Dataset entries:
start
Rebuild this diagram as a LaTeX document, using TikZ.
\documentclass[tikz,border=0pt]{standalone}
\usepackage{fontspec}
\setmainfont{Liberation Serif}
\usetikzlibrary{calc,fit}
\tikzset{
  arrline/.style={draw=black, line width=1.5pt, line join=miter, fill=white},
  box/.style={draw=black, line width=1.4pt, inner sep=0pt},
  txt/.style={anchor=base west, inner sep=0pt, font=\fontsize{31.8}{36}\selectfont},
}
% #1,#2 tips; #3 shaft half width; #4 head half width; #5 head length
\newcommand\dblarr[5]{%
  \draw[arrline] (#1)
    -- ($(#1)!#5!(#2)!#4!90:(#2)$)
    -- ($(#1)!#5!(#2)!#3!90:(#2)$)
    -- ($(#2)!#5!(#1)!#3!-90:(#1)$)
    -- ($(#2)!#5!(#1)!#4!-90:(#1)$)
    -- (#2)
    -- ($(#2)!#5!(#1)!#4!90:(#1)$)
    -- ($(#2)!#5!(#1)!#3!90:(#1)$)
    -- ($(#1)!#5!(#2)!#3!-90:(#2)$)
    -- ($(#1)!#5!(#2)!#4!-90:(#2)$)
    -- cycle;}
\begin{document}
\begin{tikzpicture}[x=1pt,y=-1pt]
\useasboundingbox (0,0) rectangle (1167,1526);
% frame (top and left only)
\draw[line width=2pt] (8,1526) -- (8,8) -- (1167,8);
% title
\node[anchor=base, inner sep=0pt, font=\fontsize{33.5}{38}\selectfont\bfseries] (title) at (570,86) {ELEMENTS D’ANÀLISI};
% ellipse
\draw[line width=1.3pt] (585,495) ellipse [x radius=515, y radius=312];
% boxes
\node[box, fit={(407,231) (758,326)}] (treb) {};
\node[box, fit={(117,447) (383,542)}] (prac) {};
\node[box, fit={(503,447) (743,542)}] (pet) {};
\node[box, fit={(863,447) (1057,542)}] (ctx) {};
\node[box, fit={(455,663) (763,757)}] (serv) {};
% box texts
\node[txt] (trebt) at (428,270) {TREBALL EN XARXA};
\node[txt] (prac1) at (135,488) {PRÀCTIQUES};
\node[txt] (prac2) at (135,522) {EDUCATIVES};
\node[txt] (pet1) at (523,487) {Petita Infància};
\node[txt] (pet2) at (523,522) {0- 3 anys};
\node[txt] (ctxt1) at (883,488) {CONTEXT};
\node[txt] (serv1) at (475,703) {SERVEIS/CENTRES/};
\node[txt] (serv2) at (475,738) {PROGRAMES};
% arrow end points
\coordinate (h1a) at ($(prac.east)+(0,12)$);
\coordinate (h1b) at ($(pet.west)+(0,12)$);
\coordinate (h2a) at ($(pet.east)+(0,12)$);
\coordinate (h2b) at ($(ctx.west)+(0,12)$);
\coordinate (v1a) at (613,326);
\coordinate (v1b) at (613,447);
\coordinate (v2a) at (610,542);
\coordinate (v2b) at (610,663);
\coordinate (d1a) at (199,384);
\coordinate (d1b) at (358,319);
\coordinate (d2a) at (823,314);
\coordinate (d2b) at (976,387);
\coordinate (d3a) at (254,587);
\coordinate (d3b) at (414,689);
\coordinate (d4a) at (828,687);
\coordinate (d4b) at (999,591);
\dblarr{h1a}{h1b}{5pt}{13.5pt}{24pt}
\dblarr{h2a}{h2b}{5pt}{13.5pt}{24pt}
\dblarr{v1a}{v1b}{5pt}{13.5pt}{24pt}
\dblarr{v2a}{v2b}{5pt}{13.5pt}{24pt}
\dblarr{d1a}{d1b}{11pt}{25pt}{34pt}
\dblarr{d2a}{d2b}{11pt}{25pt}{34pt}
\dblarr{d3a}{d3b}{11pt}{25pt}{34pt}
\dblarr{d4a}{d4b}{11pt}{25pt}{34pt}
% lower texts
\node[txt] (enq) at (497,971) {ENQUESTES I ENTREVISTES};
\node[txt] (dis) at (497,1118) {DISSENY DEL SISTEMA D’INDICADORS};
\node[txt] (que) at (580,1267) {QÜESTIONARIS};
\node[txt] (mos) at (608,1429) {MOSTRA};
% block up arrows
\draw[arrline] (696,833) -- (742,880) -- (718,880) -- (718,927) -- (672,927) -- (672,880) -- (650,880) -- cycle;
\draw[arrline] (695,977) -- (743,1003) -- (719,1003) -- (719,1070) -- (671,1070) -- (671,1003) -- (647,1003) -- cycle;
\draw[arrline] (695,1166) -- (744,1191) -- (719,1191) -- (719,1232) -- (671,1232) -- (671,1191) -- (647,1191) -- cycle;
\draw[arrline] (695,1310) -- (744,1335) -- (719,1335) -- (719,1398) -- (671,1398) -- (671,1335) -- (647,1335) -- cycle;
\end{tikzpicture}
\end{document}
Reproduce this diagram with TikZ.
end
## [WHAT THE TASK ASKS]
Set down all of the entries exactly, please.

## [THE RESPONSE]
Rebuild this diagram as a LaTeX document, using TikZ.
\documentclass[tikz,border=0pt]{standalone}
\usepackage{fontspec}
\setmainfont{Liberation Serif}
\usetikzlibrary{calc,fit}
\tikzset{
  arrline/.style={draw=black, line width=1.5pt, line join=miter, fill=white},
  box/.style={draw=black, line width=1.4pt, inner sep=0pt},
  txt/.style={anchor=base west, inner sep=0pt, font=\fontsize{31.8}{36}\selectfont},
}
% #1,#2 tips; #3 shaft half width; #4 head half width; #5 head length
\newcommand\dblarr[5]{%
  \draw[arrline] (#1)
    -- ($(#1)!#5!(#2)!#4!90:(#2)$)
    -- ($(#1)!#5!(#2)!#3!90:(#2)$)
    -- ($(#2)!#5!(#1)!#3!-90:(#1)$)
    -- ($(#2)!#5!(#1)!#4!-90:(#1)$)
    -- (#2)
    -- ($(#2)!#5!(#1)!#4!90:(#1)$)
    -- ($(#2)!#5!(#1)!#3!90:(#1)$)
    -- ($(#1)!#5!(#2)!#3!-90:(#2)$)
    -- ($(#1)!#5!(#2)!#4!-90:(#2)$)
    -- cycle;}
\begin{document}
\begin{tikzpicture}[x=1pt,y=-1pt]
\useasboundingbox (0,0) rectangle (1167,1526);
% frame (top and left only)
\draw[line width=2pt] (8,1526) -- (8,8) -- (1167,8);
% title
\node[anchor=base, inner sep=0pt, font=\fontsize{33.5}{38}\selectfont\bfseries] (title) at (570,86) {ELEMENTS D’ANÀLISI};
% ellipse
\draw[line width=1.3pt] (585,495) ellipse [x radius=515, y radius=312];
% boxes
\node[box, fit={(407,231) (758,326)}] (treb) {};
\node[box, fit={(117,447) (383,542)}] (prac) {};
\node[box, fit={(503,447) (743,542)}] (pet) {};
\node[box, fit={(863,447) (1057,542)}] (ctx) {};
\node[box, fit={(455,663) (763,757)}] (serv) {};
% box texts
\node[txt] (trebt) at (428,270) {TREBALL EN XARXA};
\node[txt] (prac1) at (135,488) {PRÀCTIQUES};
\node[txt] (prac2) at (135,522) {EDUCATIVES};
\node[txt] (pet1) at (523,487) {Petita Infància};
\node[txt] (pet2) at (523,522) {0- 3 anys};
\node[txt] (ctxt1) at (883,488) {CONTEXT};
\node[txt] (serv1) at (475,703) {SERVEIS/CENTRES/};
\node[txt] (serv2) at (475,738) {PROGRAMES};
% arrow end points
\coordinate (h1a) at ($(prac.east)+(0,12)$);
\coordinate (h1b) at ($(pet.west)+(0,12)$);
\coordinate (h2a) at ($(pet.east)+(0,12)$);
\coordinate (h2b) at ($(ctx.west)+(0,12)$);
\coordinate (v1a) at (613,326);
\coordinate (v1b) at (613,447);
\coordinate (v2a) at (610,542);
\coordinate (v2b) at (610,663);
\coordinate (d1a) at (199,384);
\coordinate (d1b) at (358,319);
\coordinate (d2a) at (823,314);
\coordinate (d2b) at (976,387);
\coordinate (d3a) at (254,587);
\coordinate (d3b) at (414,689);
\coordinate (d4a) at (828,687);
\coordinate (d4b) at (999,591);
\dblarr{h1a}{h1b}{5pt}{13.5pt}{24pt}
\dblarr{h2a}{h2b}{5pt}{13.5pt}{24pt}
\dblarr{v1a}{v1b}{5pt}{13.5pt}{24pt}
\dblarr{v2a}{v2b}{5pt}{13.5pt}{24pt}
\dblarr{d1a}{d1b}{11pt}{25pt}{34pt}
\dblarr{d2a}{d2b}{11pt}{25pt}{34pt}
\dblarr{d3a}{d3b}{11pt}{25pt}{34pt}
\dblarr{d4a}{d4b}{11pt}{25pt}{34pt}
% lower texts
\node[txt] (enq) at (497,971) {ENQUESTES I ENTREVISTES};
\node[txt] (dis) at (497,1118) {DISSENY DEL SISTEMA D’INDICADORS};
\node[txt] (que) at (580,1267) {QÜESTIONARIS};
\node[txt] (mos) at (608,1429) {MOSTRA};
% block up arrows
\draw[arrline] (696,833) -- (742,880) -- (718,880) -- (718,927) -- (672,927) -- (672,880) -- (650,880) -- cycle;
\draw[arrline] (695,977) -- (743,1003) -- (719,1003) -- (719,1070) -- (671,1070) -- (671,1003) -- (647,1003) -- cycle;
\draw[arrline] (695,1166) -- (744,1191) -- (719,1191) -- (719,1232) -- (671,1232) -- (671,1191) -- (647,1191) -- cycle;
\draw[arrline] (695,1310) -- (744,1335) -- (719,1335) -- (719,1398) -- (671,1398) -- (671,1335) -- (647,1335) -- cycle;
\end{tikzpicture}
\end{document}
Reproduce this diagram with TikZ.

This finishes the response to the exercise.